> _The problem_
Write out the material again exactly, please, and omit the pictures.

--- begin ---

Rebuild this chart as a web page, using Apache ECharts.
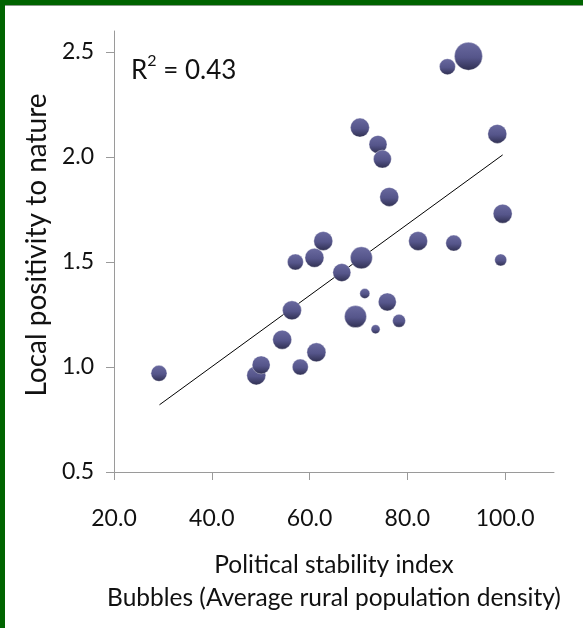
<!DOCTYPE html>
<html>
<head>
<meta charset="utf-8">
<script src="https://cdn.jsdelivr.net/npm/echarts@6/dist/echarts.min.js"></script>
<style>
  html, body { margin: 0; padding: 0; background: #ffffff; }
  #wrap { position: relative; width: 583px; height: 628px; overflow: hidden; background: #fff; }
  #main { position: absolute; left: 0; top: 0; width: 583px; height: 628px; }
  #bt { position: absolute; left: 0; top: 0; width: 583px; height: 5px; background: #006400; border-bottom: 1px solid #8a9a8a; }
  #bl { position: absolute; left: 0; top: 0; width: 5px; height: 628px; background: #006400; }
</style>
</head>
<body>
<div id="wrap"><div id="main"></div><div id="bt"></div><div id="bl"></div></div>
<script>
// Political stability index (x)
const stability = [29.2, 49.1, 50.1, 54.4, 56.4, 57.1, 58.1, 61.4, 61.0, 62.8, 66.6, 69.4, 70.6, 70.3,
                   71.3, 74.0, 74.9, 73.5, 75.9, 76.3, 78.3, 82.2, 88.2, 89.5, 92.5, 98.4, 99.5, 99.1];
// Local positivity to nature (y)
const positivity = [0.97, 0.96, 1.01, 1.13, 1.27, 1.50, 1.00, 1.07, 1.52, 1.60, 1.45, 1.24, 1.52, 2.14,
                    1.35, 2.06, 1.99, 1.18, 1.31, 1.81, 1.22, 1.60, 2.43, 1.59, 2.48, 2.11, 1.73, 1.51];
// Average rural population density (bubble size, relative units)
const density = [128, 180, 162, 180, 180, 128, 128, 180, 180, 180, 162, 242, 242, 180,
                 50, 162, 162, 40, 162, 180, 84, 180, 128, 128, 392, 180, 180, 72];
// Trend line end points
const trendX = [29.3, 99.5];
const trendY = [0.82, 2.01];
const xTicks = [20, 40, 60, 80, 100];
const yTicks = [0.5, 1.0, 1.5, 2.0, 2.5];
const r2Text = '0.43';

const bubbles = stability.map((x, i) => [x, positivity[i], density[i]]);
const trend = trendX.map((x, i) => [x, trendY[i]]);

const FONT = 'Lato';
const chart = echarts.init(document.getElementById('main'), null, { renderer: 'canvas' });
const bubbleColor = new echarts.graphic.LinearGradient(0, 0, 0, 1, [
  { offset: 0, color: '#6a6aa0' },
  { offset: 0.55, color: '#55558a' },
  { offset: 1, color: '#2f2f50' }
]);

chart.setOption({
  animation: false,
  backgroundColor: '#ffffff',
  grid: { left: 114, right: 29, top: 31, bottom: 156, containLabel: false },
  xAxis: {
    type: 'value', min: 20, max: 110, interval: 20,
    axisLine: { show: true, lineStyle: { color: '#9a9a9a', width: 1 } },
    axisTick: { show: true, length: 8, customValues: xTicks, lineStyle: { color: '#9a9a9a' } },
    axisLabel: { customValues: xTicks, margin: 35, fontFamily: FONT, fontSize: 23, color: '#111',
                 formatter: v => v.toFixed(1) },
    splitLine: { show: false },
    name: 'Political stability index\nBubbles (Average rural population density)',
    nameLocation: 'middle', nameGap: 77,
    nameTextStyle: { fontFamily: FONT, fontSize: 24.5, color: '#111', lineHeight: 33, verticalAlign: 'top' }
  },
  yAxis: {
    type: 'value', min: 0.5, max: 2.6, interval: 0.5,
    axisLine: { show: true, lineStyle: { color: '#9a9a9a', width: 1 } },
    axisTick: { show: true, length: 8, customValues: yTicks, lineStyle: { color: '#9a9a9a' } },
    axisLabel: { customValues: yTicks, margin: 20, fontFamily: FONT, fontSize: 23, color: '#111',
                 formatter: v => v.toFixed(1) },
    splitLine: { show: false },
    name: 'Local positivity to nature',
    nameLocation: 'middle', nameGap: 61,
    nameTextStyle: { fontFamily: FONT, fontSize: 28, color: '#111', padding: [0, 0, 0, 13] }
  },
  series: [
    {
      type: 'line', data: trend, symbol: 'none', silent: true, z: 1,
      lineStyle: { color: '#000', width: 1 }
    },
    {
      type: 'scatter', data: bubbles, z: 2,
      symbolSize: d => 2 * Math.sqrt(d[2] / 2),
      itemStyle: { color: bubbleColor, borderColor: 'rgba(255,255,255,0.6)', borderWidth: 0.6, opacity: 1 }
    }
  ],
  graphic: [{
    type: 'text', left: 131, top: 53,
    style: {
      text: '{r|R}{s|2}{r| = ' + r2Text + '}',
      rich: {
        r: { fontFamily: FONT, fontSize: 26, fill: '#111', verticalAlign: 'bottom' },
        s: { fontFamily: FONT, fontSize: 16, fill: '#111', verticalAlign: 'top', padding: [0, 0, 15, 0] }
      }
    }
  }]
});
</script>
</body>
</html>
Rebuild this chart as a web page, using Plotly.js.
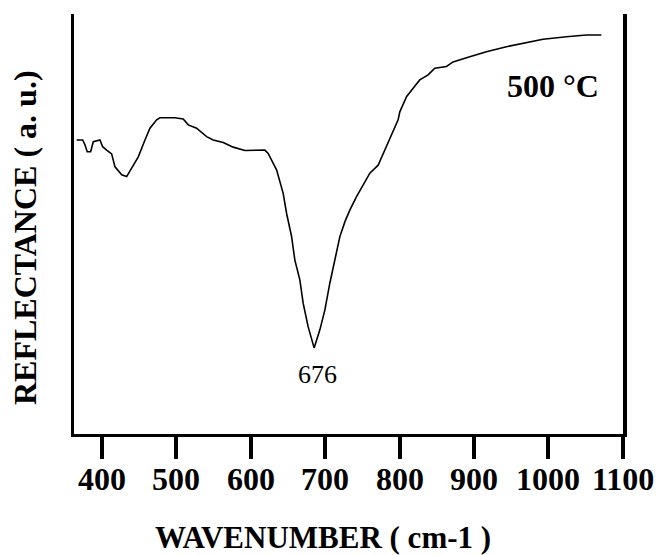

--- end ---

> _Task response_
Rebuild this chart as a web page, using Apache ECharts.
<!DOCTYPE html>
<html>
<head>
<meta charset="utf-8">
<script src="https://cdn.jsdelivr.net/npm/echarts@6/dist/echarts.min.js"></script>
<style>
  html, body { margin: 0; padding: 0; background: #ffffff; }
  #wrap { position: relative; width: 583px; height: 628px; overflow: hidden; background: #fff; }
  #main { position: absolute; left: 0; top: 0; width: 583px; height: 628px; }
  #bt { position: absolute; left: 0; top: 0; width: 583px; height: 5px; background: #006400; border-bottom: 1px solid #8a9a8a; }
  #bl { position: absolute; left: 0; top: 0; width: 5px; height: 628px; background: #006400; }
</style>
</head>
<body>
<div id="wrap"><div id="main"></div><div id="bt"></div><div id="bl"></div></div>
<script>
// Political stability index (x)
const stability = [29.2, 49.1, 50.1, 54.4, 56.4, 57.1, 58.1, 61.4, 61.0, 62.8, 66.6, 69.4, 70.6, 70.3,
                   71.3, 74.0, 74.9, 73.5, 75.9, 76.3, 78.3, 82.2, 88.2, 89.5, 92.5, 98.4, 99.5, 99.1];
// Local positivity to nature (y)
const positivity = [0.97, 0.96, 1.01, 1.13, 1.27, 1.50, 1.00, 1.07, 1.52, 1.60, 1.45, 1.24, 1.52, 2.14,
                    1.35, 2.06, 1.99, 1.18, 1.31, 1.81, 1.22, 1.60, 2.43, 1.59, 2.48, 2.11, 1.73, 1.51];
// Average rural population density (bubble size, relative units)
const density = [128, 180, 162, 180, 180, 128, 128, 180, 180, 180, 162, 242, 242, 180,
                 50, 162, 162, 40, 162, 180, 84, 180, 128, 128, 392, 180, 180, 72];
// Trend line end points
const trendX = [29.3, 99.5];
const trendY = [0.82, 2.01];
const xTicks = [20, 40, 60, 80, 100];
const yTicks = [0.5, 1.0, 1.5, 2.0, 2.5];
const r2Text = '0.43';

const bubbles = stability.map((x, i) => [x, positivity[i], density[i]]);
const trend = trendX.map((x, i) => [x, trendY[i]]);

const FONT = 'Lato';
const chart = echarts.init(document.getElementById('main'), null, { renderer: 'canvas' });
const bubbleColor = new echarts.graphic.LinearGradient(0, 0, 0, 1, [
  { offset: 0, color: '#6a6aa0' },
  { offset: 0.55, color: '#55558a' },
  { offset: 1, color: '#2f2f50' }
]);

chart.setOption({
  animation: false,
  backgroundColor: '#ffffff',
  grid: { left: 114, right: 29, top: 31, bottom: 156, containLabel: false },
  xAxis: {
    type: 'value', min: 20, max: 110, interval: 20,
    axisLine: { show: true, lineStyle: { color: '#9a9a9a', width: 1 } },
    axisTick: { show: true, length: 8, customValues: xTicks, lineStyle: { color: '#9a9a9a' } },
    axisLabel: { customValues: xTicks, margin: 35, fontFamily: FONT, fontSize: 23, color: '#111',
                 formatter: v => v.toFixed(1) },
    splitLine: { show: false },
    name: 'Political stability index\nBubbles (Average rural population density)',
    nameLocation: 'middle', nameGap: 77,
    nameTextStyle: { fontFamily: FONT, fontSize: 24.5, color: '#111', lineHeight: 33, verticalAlign: 'top' }
  },
  yAxis: {
    type: 'value', min: 0.5, max: 2.6, interval: 0.5,
    axisLine: { show: true, lineStyle: { color: '#9a9a9a', width: 1 } },
    axisTick: { show: true, length: 8, customValues: yTicks, lineStyle: { color: '#9a9a9a' } },
    axisLabel: { customValues: yTicks, margin: 20, fontFamily: FONT, fontSize: 23, color: '#111',
                 formatter: v => v.toFixed(1) },
    splitLine: { show: false },
    name: 'Local positivity to nature',
    nameLocation: 'middle', nameGap: 61,
    nameTextStyle: { fontFamily: FONT, fontSize: 28, color: '#111', padding: [0, 0, 0, 13] }
  },
  series: [
    {
      type: 'line', data: trend, symbol: 'none', silent: true, z: 1,
      lineStyle: { color: '#000', width: 1 }
    },
    {
      type: 'scatter', data: bubbles, z: 2,
      symbolSize: d => 2 * Math.sqrt(d[2] / 2),
      itemStyle: { color: bubbleColor, borderColor: 'rgba(255,255,255,0.6)', borderWidth: 0.6, opacity: 1 }
    }
  ],
  graphic: [{
    type: 'text', left: 131, top: 53,
    style: {
      text: '{r|R}{s|2}{r| = ' + r2Text + '}',
      rich: {
        r: { fontFamily: FONT, fontSize: 26, fill: '#111', verticalAlign: 'bottom' },
        s: { fontFamily: FONT, fontSize: 16, fill: '#111', verticalAlign: 'top', padding: [0, 0, 15, 0] }
      }
    }
  }]
});
</script>
</body>
</html>
Rebuild this chart as a web page, using Plotly.js.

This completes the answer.